Enregistré en septembre 2022, six mois seulement avant sa mort, Opus ressemble moins à un adieu qu’à une conversation silencieuse entre Ryuichi Sakamoto et son auditeur. Dépouillé, intime, sans fioritures et d’une humilité incomparable. Un piano et le poids de sa présence suffisent, voilà l’ultime cadeau à ses fans indéfectibles.

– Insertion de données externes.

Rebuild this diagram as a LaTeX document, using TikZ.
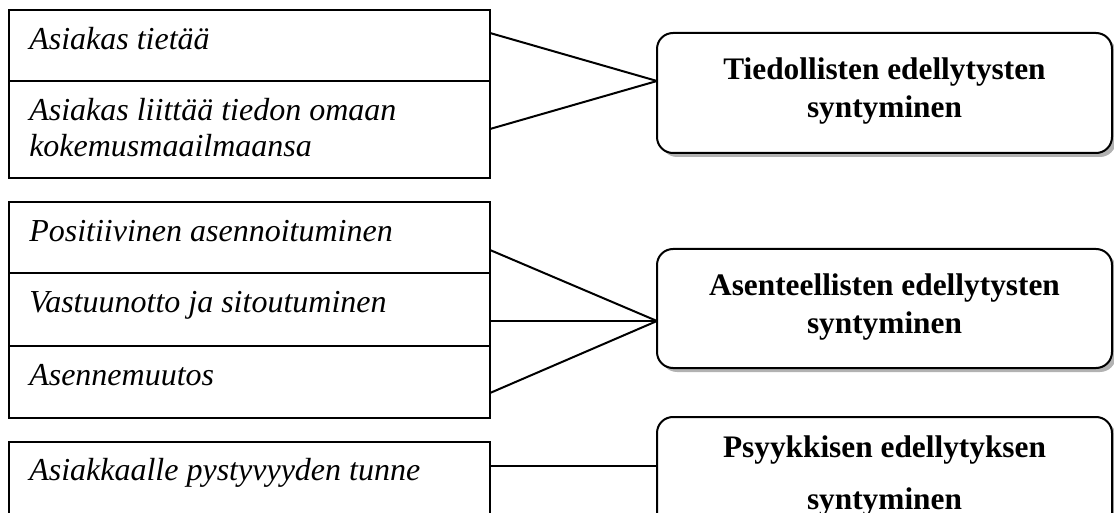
\documentclass[tikz,border=0pt]{standalone}
\usepackage{fontspec}
\setmainfont{Liberation Serif}
\usetikzlibrary{shadows}
\begin{document}
\begin{tikzpicture}[x=0.75pt,y=-0.75pt,
  row/.style={draw,line width=1.5pt,inner sep=0,outer sep=0,anchor=north west,minimum width=360.75pt},
  itemtext/.style={anchor=base west,inner sep=0,font=\fontsize{24}{28}\selectfont\itshape},
  goal/.style={draw,line width=1.5pt,fill=white,rounded corners=12pt,inner sep=0,outer sep=0,
    anchor=north west,minimum width=341.25pt,
    drop shadow={shadow xshift=3pt,shadow yshift=-3pt,fill=gray!60,opacity=1}},
  goaltext/.style={anchor=base,inner sep=0,font=\fontsize{23.5}{28}\selectfont\bfseries},
  link/.style={line width=1.5pt}]
\useasboundingbox (0,0) rectangle (1114,513);

% left column: groups of factor rows
\node[row,minimum height=53.25pt] (r11) at (9,10) {};
\node[row,minimum height=72.75pt] (r12) at (9,81) {};
\node[row,minimum height=53.25pt] (r21) at (9,202) {};
\node[row,minimum height=54.75pt] (r22) at (9,273) {};
\node[row,minimum height=54pt]    (r23) at (9,346) {};
\node[row,minimum height=54pt]    (r31) at (9,442) {};

\node[itemtext] (t11) at (29,50)  {Asiakas tietää};
\node[itemtext] (t12) at (29,121) {Asiakas liittää tiedon omaan};
\node[itemtext] (t12b) at (29,157) {kokemusmaailmaansa};
\node[itemtext] (t21) at (29,242) {Positiivinen asennoituminen};
\node[itemtext] (t22) at (29,313) {Vastuunotto ja sitoutuminen};
\node[itemtext] (t23) at (29,385) {Asennemuutos};
\node[itemtext] (t31) at (29,480) {Asiakkaalle pystyvyyden tunne};

% right column: outcome boxes
\node[goal,minimum height=90pt]    (g1) at (657,33)  {};
\node[goal,minimum height=89.25pt] (g2) at (657,249) {};
\node[goal,minimum height=90pt]    (g3) at (657,417) {};

\node[goaltext] (h1a) at (884.5,80)  {Tiedollisten edellytysten};
\node[goaltext] (h1b) at (884.5,118) {syntyminen};
\node[goaltext] (h2a) at (884.5,296) {Asenteellisten edellytysten};
\node[goaltext] (h2b) at (884.5,334) {syntyminen};
\node[goaltext] (h3a) at (884.5,457) {Psyykkisen edellytyksen};
\node[goaltext] (h3b) at (884.5,509) {syntyminen};

% connector end points
\coordinate (a11) at (490,33);
\coordinate (a12) at (490,129);
\coordinate (b1)  at (657,81);
\coordinate (a21) at (490,250);
\coordinate (a22) at (490,321);
\coordinate (a23) at (490,393);
\coordinate (b2)  at (657,321);
\coordinate (a31) at (490,466);
\coordinate (b3)  at (657,466);

\draw[link] (a11) -- (b1);
\draw[link] (a12) -- (b1);
\draw[link] (a21) -- (b2);
\draw[link] (a22) -- (b2);
\draw[link] (a23) -- (b2);
\draw[link] (a31) -- (b3);
\end{tikzpicture}
\end{document}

Accompagné d’un film en noir et blanc, l’album s’ouvre sur une tendre interprétation de Lack of Love. Ses mélodies à la Chopin imposent immédiatement ce ton sombre et réfléchi qui est celui de ce disque. Même avec une chanson comme Tong Poo, enregistrée pour la première fois avec le Yellow Magic Orchestra en 1978, Sakamoto ralentit les choses, troquant son énergie originale et agitée pour quelque chose de plus élégiaque – moins sur le mouvement et plus sur la mémoire. Deux nouvelles pièces, BB et for Jóhann, rendent hommage aux collaborateurs disparus Bernardo Bertolucci et Jóhann Jóhannsson. Toutes deux ressemblent à des prières, leurs accords dépouillés sont lourds de chagrin, d’amour et de finalité.

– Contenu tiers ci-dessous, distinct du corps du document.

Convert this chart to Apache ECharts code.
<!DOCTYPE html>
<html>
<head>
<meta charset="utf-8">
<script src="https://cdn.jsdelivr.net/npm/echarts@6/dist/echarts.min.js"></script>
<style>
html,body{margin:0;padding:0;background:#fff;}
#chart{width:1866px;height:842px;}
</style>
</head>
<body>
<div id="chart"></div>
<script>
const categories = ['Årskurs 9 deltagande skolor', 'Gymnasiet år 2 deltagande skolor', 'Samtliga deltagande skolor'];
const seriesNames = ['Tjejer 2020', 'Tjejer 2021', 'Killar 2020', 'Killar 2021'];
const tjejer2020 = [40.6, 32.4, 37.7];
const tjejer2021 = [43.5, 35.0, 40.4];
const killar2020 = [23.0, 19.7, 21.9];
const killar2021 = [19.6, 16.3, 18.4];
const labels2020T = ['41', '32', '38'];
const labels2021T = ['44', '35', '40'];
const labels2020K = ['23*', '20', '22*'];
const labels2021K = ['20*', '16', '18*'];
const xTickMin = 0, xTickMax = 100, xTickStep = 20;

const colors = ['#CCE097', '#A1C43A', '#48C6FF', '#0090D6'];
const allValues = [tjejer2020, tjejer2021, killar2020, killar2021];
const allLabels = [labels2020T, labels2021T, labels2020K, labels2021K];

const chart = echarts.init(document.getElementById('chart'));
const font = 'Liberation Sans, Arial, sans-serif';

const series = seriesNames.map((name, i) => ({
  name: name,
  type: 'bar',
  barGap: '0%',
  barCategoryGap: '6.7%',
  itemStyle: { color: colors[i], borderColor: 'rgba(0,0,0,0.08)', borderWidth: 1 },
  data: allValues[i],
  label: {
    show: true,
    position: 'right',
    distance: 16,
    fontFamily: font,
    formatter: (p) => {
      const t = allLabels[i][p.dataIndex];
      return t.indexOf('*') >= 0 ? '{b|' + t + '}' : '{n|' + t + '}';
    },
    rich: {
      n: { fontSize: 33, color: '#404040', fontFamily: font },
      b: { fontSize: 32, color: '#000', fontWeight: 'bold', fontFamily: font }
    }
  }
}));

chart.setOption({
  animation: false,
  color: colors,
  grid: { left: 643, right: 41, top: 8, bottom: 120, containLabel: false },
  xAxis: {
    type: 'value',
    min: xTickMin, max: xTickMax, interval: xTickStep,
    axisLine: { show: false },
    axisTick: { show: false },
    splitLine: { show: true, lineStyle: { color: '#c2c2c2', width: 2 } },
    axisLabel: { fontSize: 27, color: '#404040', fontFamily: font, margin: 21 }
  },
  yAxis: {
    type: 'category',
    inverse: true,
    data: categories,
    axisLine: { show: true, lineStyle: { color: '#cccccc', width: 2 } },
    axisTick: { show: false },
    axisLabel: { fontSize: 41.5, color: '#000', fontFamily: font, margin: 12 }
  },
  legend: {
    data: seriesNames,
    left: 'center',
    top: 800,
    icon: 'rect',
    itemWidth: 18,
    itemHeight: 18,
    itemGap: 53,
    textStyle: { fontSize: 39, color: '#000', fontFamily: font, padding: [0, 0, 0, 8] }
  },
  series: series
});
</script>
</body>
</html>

On peut entendre cette fragilité dans l’enregistrement lui-même. Sur Andata, les respirations douces de Sakamoto se fondent dans les notes, les craquements du banc de piano et des pédales nous rappellent qu’il y a un corps derrière la musique. Musique fragile, toujours en quête de quelque chose de beau. Même dans les derniers mois de sa vie, le jeu de Sakamoto semble plein d’émotion et d’engagement, on a une preuve supplémentaire que sa créativité n’a jamais faibli.

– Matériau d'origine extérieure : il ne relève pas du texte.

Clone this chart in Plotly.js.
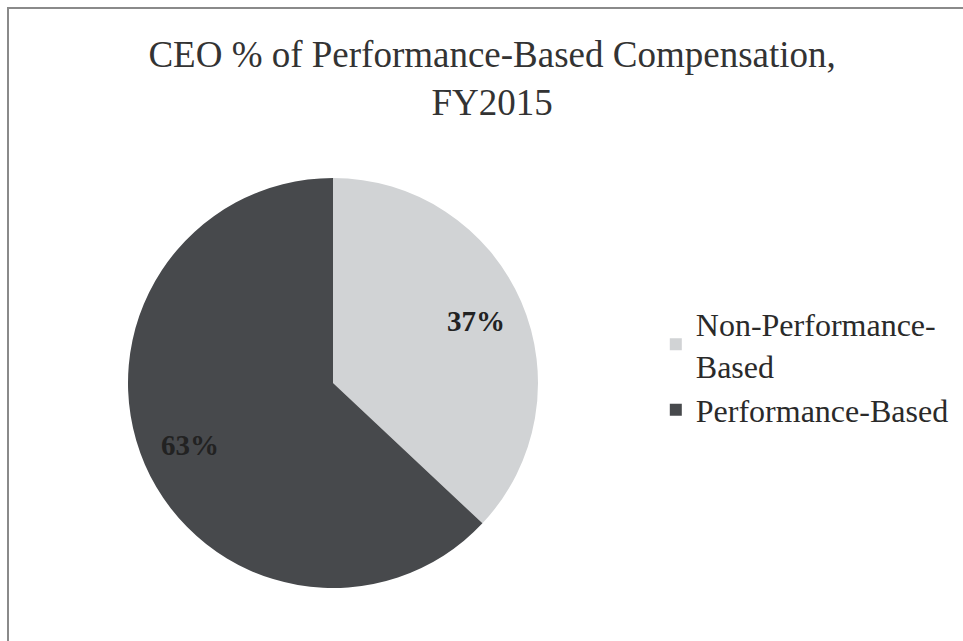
<!DOCTYPE html>
<html>
<head>
<meta charset="utf-8">
<script src="https://cdn.plot.ly/plotly-3.0.1.min.js"></script>
<style>
html,body{margin:0;padding:0;background:#fff;}
#chart{width:963px;height:641px;}
</style>
</head>
<body>
<div id="chart"></div>
<script>
const labels = ["Non-Performance-<br>Based", "Performance-Based"];
const values = [37, 63];
const colors = ["#d1d3d5", "#47494c"];
const titleText = "CEO % of Performance-Based Compensation,<br>FY2015";

const W = 963, H = 641;
const cx = 333, cy = 383, r = 205;
const labelRadius = 0.76;

const trace = {
  type: "pie",
  labels: labels,
  values: values,
  sort: false,
  direction: "clockwise",
  rotation: 0,
  marker: {colors: colors, line: {width: 0}},
  textinfo: "none",
  hoverinfo: "label+percent",
  domain: {x: [(cx - r) / W, (cx + r) / W], y: [1 - (cy + r) / H, 1 - (cy - r) / H]}
};

// percent labels placed along each slice's mid-angle
const total = values.reduce((a, b) => a + b, 0);
let cum = 0;
const annotations = values.map(v => {
  const mid = (cum + v / 2) / total * 2 * Math.PI;
  cum += v;
  const px = cx + labelRadius * r * Math.sin(mid);
  const py = cy - labelRadius * r * Math.cos(mid);
  return {
    xref: "paper", yref: "paper", x: px / W, y: 1 - py / H,
    xanchor: "center", yanchor: "middle", showarrow: false,
    text: "<b>" + Math.round(v / total * 100) + "%</b>",
    font: {family: "Liberation Serif", size: 29, color: "#222222"}
  };
});

const layout = {
  width: W, height: H,
  margin: {l: 0, r: 0, t: 0, b: 0},
  paper_bgcolor: "#ffffff",
  showlegend: true,
  title: {
    text: titleText,
    font: {family: "Liberation Serif", size: 37, color: "#333333"},
    x: 0.511, xanchor: "center", y: 0.895, yanchor: "middle"
  },
  legend: {
    x: 0.681, xanchor: "left", y: 0.428, yanchor: "middle",
    font: {family: "Liberation Serif", size: 32, color: "#2a2a2a"},
    bgcolor: "rgba(0,0,0,0)",
    tracegroupgap: 0
  },
  annotations: annotations,
  shapes: [{
    type: "rect", xref: "paper", yref: "paper",
    x0: 8 / W, x1: 1.02, y0: -0.02, y1: 1 - 8 / H,
    line: {color: "#8a8a8a", width: 2}
  }]
};

Plotly.newPlot("chart", [trace], layout, {displayModeBar: false});
</script>
</body>
</html>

Opus ne ressemble pas à un grand adieu. C’est plus personnel que cela. C’est la célébration d’une vie passée à faire de l’art, c’est un album qui trouve la beauté dans la vulnérabilité et le sens dans chaque note. Il n’est pas parfait, mais il n’a pas besoin de l’être. Sa force réside dans l’absence de peur et l’honnêteté qu’il dégage, jusqu’à la fin.